Researchers from France's National Research Institute for Agriculture, Food, and Environment (INRAE) examined the performance of seven short- and long-read sequencing platforms in analyzing high-complexity metagenomic samples. The study, published in the Nature Portfolio journal Scientific Data, ran mock samples between 2018 and 2019 on various mainstream sequencers at the time, including MGI's DNBSEQ-T7* and DNBSEQ-G400*.
Within this wide range of sequencing technologies tested, DNBSEQ-T7* was recognized for its ultra-high throughput and excellent accuracy. "We were surprised by the T7's performance," said senior author Mathieu Almeida, a research fellow at INRAE. "It provides ultra-deep sequencing in a single run with similar low error rate compared to the other platforms, making it at the time of our study one of the most affordable technologies for metagenomic sequencing."
In the study, three uneven synthetic microbial communities were constructed, consisting of up to 87 genomic microbial strains DNAs each and spanning 29 bacterial and archaeal phyla. They represented some of the most complex and diverse communities used for sequencing technology comparisons. The mock1 (71 strains) was sequenced using all platforms, mock2 (64 strains) was additionally sequenced to estimate the impact of various microbial richness, while MGI's platforms were not performed on mock3.
To assess the impact of sequencing depth, the team ran a subsampling analysis and compared observed and theoretical genome abundances across samples at multiple depth from 10,000 to 1 million reads. Overall, Spearman rank correlations for all platforms were high at above 0.9 when mapping at least 100,000 reads. Among them, the correlations of T7* and G400* were the best in mock1 and remained excellent in mock2.
In addition, differential analysis between observed and excepted species abundances was performed in mock1. Results showed that over or under abundance estimation for most genomes had little to do with the sequencing platform, read length, taxonomy, GC-content, genome size and genome completeness, even at a low depth of 500,000 reads. In fact, most genomes were accurately estimated on all sequencers, with the observed normalized abundances generated by T7* charting very close to the excepted values.
Based on performance analyses of the different sequencers, the study formed a microbial metagenomic sequencing benchmarking database, providing researchers and scientists a comprehensive and authentic reference for sequencing platform selection. In particular, the findings demonstrated the promising value of MGI's DNBSEQ-T7* in metagenomic sequencing.
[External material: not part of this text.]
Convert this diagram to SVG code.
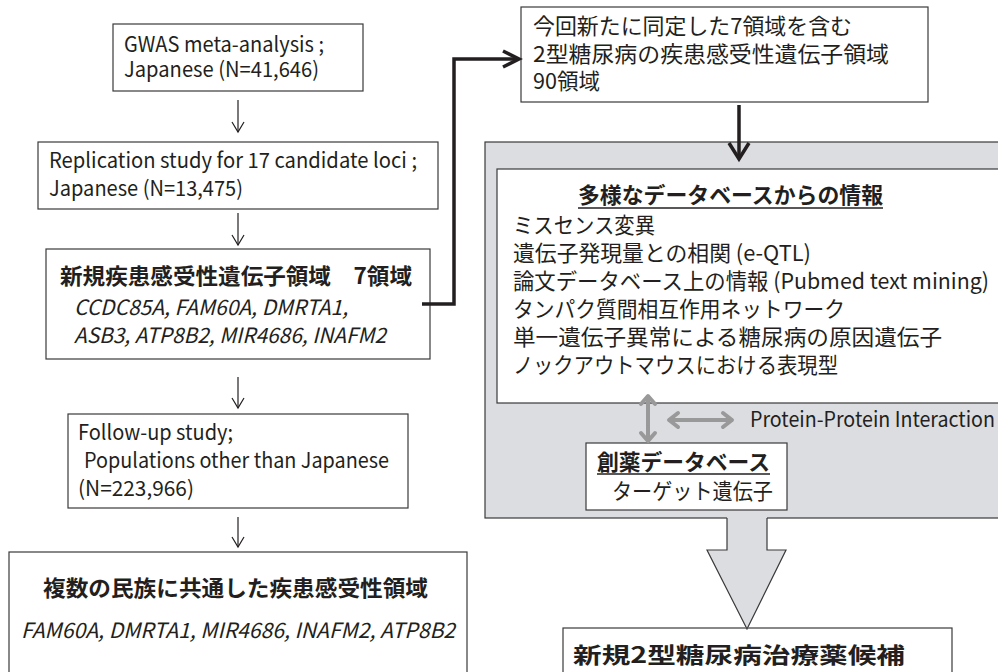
<svg xmlns="http://www.w3.org/2000/svg" width="998" height="672" viewBox="0 0 998 672">
<style>
text{font-family:"Noto Sans CJK JP","Noto Sans",sans-serif;fill:#231f20}
.lat{font-size:21px}
.it{font-size:21px;font-style:italic}
.jp{font-size:22px}
.b{font-weight:bold}
.box{fill:#fff;stroke:#3a3a3a;stroke-width:1.2}
.thin{fill:none;stroke:#231f20;stroke-width:1.2}
.thick{fill:none;stroke:#231f20;stroke-width:3.5;stroke-linejoin:miter}
.gray{fill:none;stroke:#999;stroke-width:4;stroke-linecap:round;stroke-linejoin:round}
</style>
<rect width="998" height="672" fill="#fff"/>

<g id="panel">
<rect x="485" y="142" width="520" height="376" fill="#dcdde0" stroke="#3a3a3a" stroke-width="1.2"/>
</g>

<g id="gwas">
<rect class="box" x="113" y="24" width="250" height="67"/>
<text class="lat" x="124" y="52" textLength="200" lengthAdjust="spacingAndGlyphs">GWAS meta-analysis ;</text>
<text class="lat" x="124" y="77" textLength="195" lengthAdjust="spacingAndGlyphs">Japanese (N=41,646)</text>
</g>

<g id="replication">
<rect class="box" x="38" y="142" width="400" height="67"/>
<text class="lat" x="49" y="168" textLength="368" lengthAdjust="spacingAndGlyphs">Replication study for 17 candidate loci ;</text>
<text class="lat" x="49" y="196" textLength="194" lengthAdjust="spacingAndGlyphs">Japanese (N=13,475)</text>
</g>

<g id="novel">
<rect class="box" x="46" y="249" width="384" height="110"/>
<text class="jp b" x="60" y="284" font-size="23" textLength="352" lengthAdjust="spacingAndGlyphs">新規疾患感受性遺伝子領域　7領域</text>
<text class="it" x="74" y="315" textLength="274" lengthAdjust="spacingAndGlyphs">CCDC85A, FAM60A, DMRTA1,</text>
<text class="it" x="74" y="343" textLength="312" lengthAdjust="spacingAndGlyphs">ASB3, ATP8B2, MIR4686, INAFM2</text>
</g>

<g id="followup">
<rect class="box" x="68" y="414" width="340" height="94"/>
<text class="lat" x="78" y="440" textLength="155" lengthAdjust="spacingAndGlyphs">Follow-up study;</text>
<text class="lat" x="84" y="468" textLength="305" lengthAdjust="spacingAndGlyphs">Populations other than Japanese</text>
<text class="lat" x="78" y="496" textLength="116" lengthAdjust="spacingAndGlyphs">(N=223,966)</text>
</g>

<g id="common">
<rect class="box" x="9" y="552" width="458" height="130"/>
<text class="jp b" x="43" y="596" font-size="23" textLength="385" lengthAdjust="spacingAndGlyphs">複数の民族に共通した疾患感受性領域</text>
<text class="it" x="21" y="638" textLength="434" lengthAdjust="spacingAndGlyphs">FAM60A, DMRTA1, MIR4686, INAFM2, ATP8B2</text>
</g>

<g id="regions90">
<rect class="box" x="521" y="7" width="407" height="95"/>
<text class="jp" x="533" y="34" textLength="319" lengthAdjust="spacingAndGlyphs">今回新たに同定した7領域を含む</text>
<text class="jp" x="533" y="62" textLength="356" lengthAdjust="spacingAndGlyphs">2型糖尿病の疾患感受性遺伝子領域</text>
<text class="jp" x="533" y="89" textLength="67" lengthAdjust="spacingAndGlyphs">90領域</text>
</g>

<g id="databases">
<rect class="box" x="497" y="169" width="510" height="234"/>
<text class="jp b" x="578" y="203" textLength="305" lengthAdjust="spacingAndGlyphs">多様なデータベースからの情報</text>
<line x1="578" y1="208" x2="883" y2="208" stroke="#231f20" stroke-width="1.3"/>
<text class="jp" x="513" y="233" textLength="142" lengthAdjust="spacingAndGlyphs">ミスセンス変異</text>
<text class="jp" x="513" y="261" textLength="298" lengthAdjust="spacingAndGlyphs">遺伝子発現量との相関 (e-QTL)</text>
<text class="jp" x="513" y="289" textLength="476" lengthAdjust="spacingAndGlyphs">論文データベース上の情報  (Pubmed text mining)</text>
<text class="jp" x="513" y="317" textLength="332" lengthAdjust="spacingAndGlyphs">タンパク質間相互作用ネットワーク</text>
<text class="jp" x="513" y="345" textLength="429" lengthAdjust="spacingAndGlyphs">単一遺伝子異常による糖尿病の原因遺伝子</text>
<text class="jp" x="513" y="373" textLength="325" lengthAdjust="spacingAndGlyphs">ノックアウトマウスにおける表現型</text>
</g>

<g id="drugdb">
<rect class="box" x="586" y="443" width="201" height="67"/>
<text class="jp b" x="597" y="470" textLength="173" lengthAdjust="spacingAndGlyphs">創薬データベース</text>
<line x1="597" y1="474" x2="770" y2="474" stroke="#231f20" stroke-width="1.3"/>
<text class="jp" x="612" y="499" textLength="161" lengthAdjust="spacingAndGlyphs">ターゲット遺伝子</text>
</g>

<g id="ppi-label">
<text class="lat" x="750" y="427" font-size="20" textLength="245" lengthAdjust="spacingAndGlyphs">Protein-Protein Interaction</text>
</g>

<g id="candidates">
<rect class="box" x="563" y="628" width="389" height="60"/>
<text class="jp b" x="573" y="663" font-size="31" textLength="332" lengthAdjust="spacingAndGlyphs">新規2型糖尿病治療薬候補</text>
</g>

<g id="connectors">
<line class="thin" x1="238" y1="100" x2="238" y2="132"/>
<polyline class="thin" points="232,122 238,132 244,122"/>
<line class="thin" x1="238" y1="213" x2="238" y2="245"/>
<polyline class="thin" points="232,235 238,245 244,235"/>
<line class="thin" x1="238" y1="377" x2="238" y2="408"/>
<polyline class="thin" points="232,398 238,408 244,398"/>
<line class="thin" x1="238" y1="517" x2="238" y2="547"/>
<polyline class="thin" points="232,537 238,547 244,537"/>

<polyline class="thick" points="422,304 454,304 454,59 519,59"/>
<polyline class="thick" points="503,51 519,59 503,67"/>

<line class="thick" x1="739" y1="105" x2="739" y2="158"/>
<polyline class="thick" points="729,143 739,159 749,143"/>

<line class="gray" x1="648" y1="398" x2="648" y2="439"/>
<polyline class="gray" points="641,404 648,396 655,404"/>
<polyline class="gray" points="641,433 648,441 655,433"/>
<line class="gray" x1="670" y1="420" x2="731" y2="420"/>
<polyline class="gray" points="678,413 669,420 678,427"/>
<polyline class="gray" points="723,413 732,420 723,427"/>

<polygon points="727,516 727,550 707,550 747,630 786,550 767,550 767,516" fill="#dcdde0"/>
<polyline points="727,518 727,550 707,550 747,629 786,550 767,550 767,518" fill="none" stroke="#3a3a3a" stroke-width="1.2"/>
</g>
</svg>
Boasting high stability and accuracy as shown in the data, combined with outstanding throughput, T7* makes a strong platform for the identification of species and functional genes in highly complex microbial communities. Its upgraded biochemical, fluidics, and optical systems are not only making sequencing more efficient and productive, but also continuing to support research into the structure and diversity of microbial communities.
Meslier, V., et al. (2022) Benchmarking second and third-generation sequencing platforms for microbial metagenomics. Scientific Data. doi.org/10.1038/s41597-022-01762-z.